3. The intervention process and the part you play as a parent.
4. What you want from your PAC.
Dennis McCarron PAC Chairman

Saturday, November 5, 2011

Important Dates

Please make note of the following dates:

This week we will not have school on Thursday and Friday. Thursday is a Professional Development Day for Staff. School is closed Friday in observation of Veteran's Day.

On November 23, 2011 there will be no afternoon session. All schools will be dismissed early for Thanksgiving Recess. School will be Closed November 24th and 25th for Thanksgiving break.

NOVEMBER 10TH – No School for Students - Professional Development Day for Staff

NOVEMBER 11TH – No School – Veteran’s Day

NOVEMBER 23RD – Early Dismissal

NOVEMBER 24-25TH – Thanksgiving Recess

If you have any questions please feel free to call the office at 781-270-1808.

Tuesday, November 1, 2011

New Classroom/Staffing Changes

Dear Preschool Families,

Here we grow again! On Monday November 7th 2011, the Burlington Early Childhood Center will open a new classroom. The new room will be called the Spunky Monkeys, and will run 5 mornings a week from 8:30 to 11:30. When this new room opens we will have some staffing changes that will impact some of the other classrooms. The changes are as follows:

Amanda Nasta who is currently the teaching assistant in the Friendly Frogs room will become the new classroom teacher of the Spunky Monkeys. Amanda has a Master’s Degree in Early Childhood Special Education and is certified by the State of Massachusetts.
Alissa Leto will be the instructional assistant in the Spunky Monkey classroom. Alissa has a bachelor’s degree in Early Childhood Education and is also certified by the State of Massachusetts. Alissa has spent the past year working as a lead teacher for the Goddard School.

Ashley Toltz will become the new Instructional Assistant in the Friendly Frogs room. Ashley has a master’s degree in Early Childhood Development and has worked as a developmental educator for Thom Mystic Valley Early Intervention. Ashley will be with the Friendly Frogs in the morning and the Barnyard Buddies in the afternoon.

We have also added 3 additional teaching assistants and a permanent substitute teacher that will support the classrooms daily.
The teacher’s aides are Liz Bishop, Elaine Cornell and Mary Giradi. Liz is a recent graduate of Dean College with a degree in Dance. Liz will be working with the Puppy Pals and the Barnyard Buddies. Elaine Cornell ran her own home day care for a while and she will be working with the Cub Cadets and the Spunky Monkeys. Mary Giradi will also join us on November 7th and she will float between the classrooms. We are very fortunate to have Rhonda Casper as our permanent substitute. Rhonda has worked for years as a special education teacher at the Fox Hill Elementary School. She retired in June and has decided that she would like to continue working with children. We are very fortunate to have her expertise at the Burlington Early Childhood Center.

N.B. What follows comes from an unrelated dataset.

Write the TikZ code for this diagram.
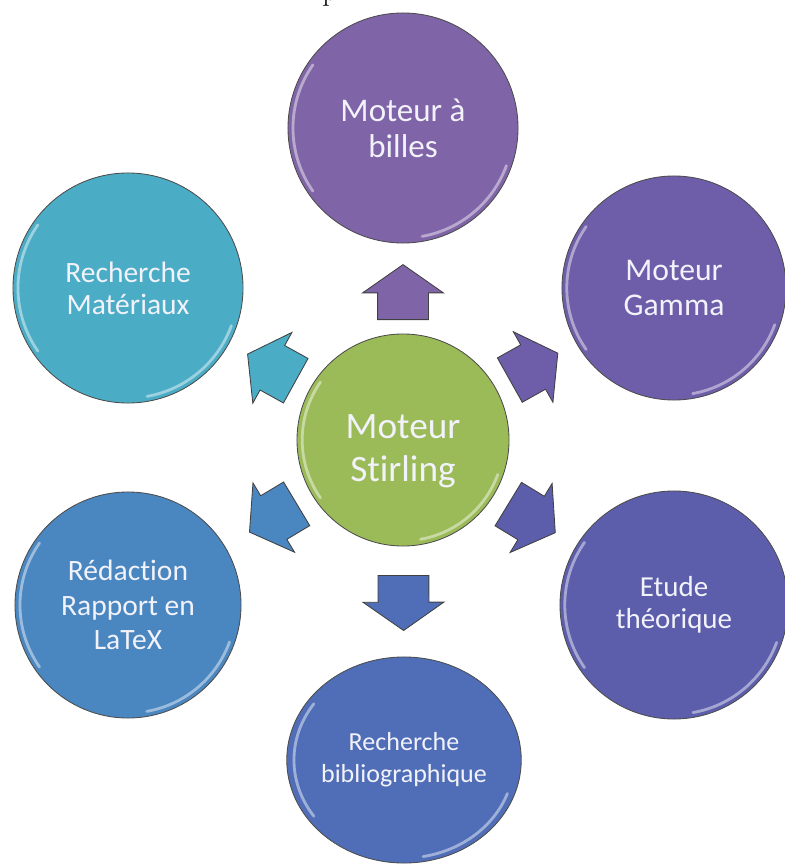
\documentclass[tikz,border=0pt]{standalone}
\usepackage{fontspec}
\setsansfont[Ligatures=NoCommon]{Carlito}
\usetikzlibrary{shapes.geometric,shapes.arrows}

\definecolor{cstirling}{RGB}{155,187,89}
\definecolor{cbilles}{RGB}{128,100,168}
\definecolor{cgamma}{RGB}{110,94,170}
\definecolor{cetude}{RGB}{92,94,172}
\definecolor{cbiblio}{RGB}{80,110,184}
\definecolor{credac}{RGB}{74,134,192}
\definecolor{cmater}{RGB}{75,172,198}
\definecolor{texteclair}{RGB}{242,242,250}

\tikzset{
	bulle/.style={circle, draw=black!70, line width=0.6pt, text=texteclair, align=center, inner sep=0pt},
	fleche/.style={single arrow, draw=black!75, line width=0.6pt, minimum height=1.375cm, inner xsep=0pt, inner ysep=0.625cm,
		single arrow head extend=0.375cm, single arrow tip angle=110, sloped, allow upside down, anchor=tail},
	reflet/.style={white, opacity=0.45, line width=2pt, line cap=round}
}

\newcommand\taille[2]{\sffamily\fontsize{#1}{#2}\selectfont}
\newcommand\reflets[2]{%
	\draw[reflet] ([shift={(145:#2)}]#1.center) arc[start angle=145, end angle=215, radius=#2];
	\draw[reflet] ([shift={(-80:#2)}]#1.center) arc[start angle=-80, end angle=-20, radius=#2];}

\begin{document}
\begin{tikzpicture}[x=0.025cm, y=-0.025cm]
	\useasboundingbox (0,0) rectangle (784,865);
	\node [anchor=base west, inner sep=0pt, font=\fontsize{21}{21}\selectfont] (bout) at (322,1) {p};
	% les bulles
	\node [bulle, fill=cstirling, minimum size=5.3cm, font=\taille{26.5}{30}] (stirling) at (403,440) {\rule{0pt}{33pt}Moteur\\Stirling};
	\node [bulle, fill=cbilles, minimum size=5.75cm, font=\taille{23.5}{25.6}] (billes) at (403,128) {Moteur à\\billes};
	\node [bulle, fill=cgamma, minimum size=5.6cm, font=\taille{22.5}{25}] (gamma) at (674,288) {Moteur\\Gamma};
	\node [bulle, fill=cetude, minimum size=5.7cm, font=\taille{20.6}{22.8}] (etude) at (674,605) {Etude\\théorique};
	\node [bulle, ellipse, fill=cbiblio, minimum width=5.75cm, minimum height=5.15cm, font=\taille{18.5}{22.8}] (biblio) at (404,760) {Recherche\\bibliographique};
	\node [bulle, fill=credac, minimum size=5.65cm, font=\taille{21}{24.5}] (redac) at (128,605) {Rédaction\\Rapport en\\LaTeX};
	\node [bulle, fill=cmater, minimum size=5.75cm, font=\taille{21}{22.8}] (mater) at (128,288) {Recherche\\Matériaux};
	% les reflets
	\reflets{stirling}{2.52cm}
	\reflets{billes}{2.75cm}
	\reflets{gamma}{2.68cm}
	\reflets{etude}{2.73cm}
	\reflets{redac}{2.7cm}
	\reflets{mater}{2.75cm}
	\draw[reflet] ([shift={(145:2.75cm and 2.45cm)}]biblio.center) arc[start angle=145, end angle=215, x radius=2.75cm, y radius=2.45cm];
	\draw[reflet] ([shift={(-80:2.75cm and 2.45cm)}]biblio.center) arc[start angle=-80, end angle=-20, x radius=2.75cm, y radius=2.45cm];
	% les fleches
	\path (stirling) -- node [fleche, pos=0.15, fill=cbilles] (fbilles) {} (billes);
	\path (stirling) -- node [fleche, pos=0.17, fill=cgamma] (fgamma) {} (gamma);
	\path (stirling) -- node [fleche, pos=0.17, fill=cetude] (fetude) {} (etude);
	\path (stirling) -- node [fleche, pos=0.26, fill=cbiblio] (fbiblio) {} (biblio);
	\path (stirling) -- node [fleche, pos=0.17, fill=credac] (fredac) {} (redac);
	\path (stirling) -- node [fleche, pos=0.17, fill=cmater] (fmater) {} (mater);
\end{tikzpicture}
\end{document}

On a side note, we still have AM openings in the Spunky Monkey classroom. We are looking for 3 more neighborhood students that are looking for an am program (T,W,Th from 8:30 to 11:30).

We are very excited about the addition of the Spunky Monkeys and are looking forward to an exciting year of fun and learning.

Thank You,

Louise D’Amato

Delayed Opening

Dear Preschool Families,

Please use the following guidelines when the Burlington Public Schools has a delayed opening:

Whenever there is a two hour delay all AM sessions are cancelled.

If your child is in the Cub Cadets with Lisa and Pat your child will have school from 10:30 to 12:30.

If your child participates in the full day programs the Puppy Pals and Barnyard Buddies they will have school. Only the children that attend full day will come in on delayed openings. If your child is dismissed at 11:30 they don’t attend school on delayed openings.

The afternoon sessions will run as scheduled from 12:30 to 2:30

Please keep this letter as a reference for the winter months.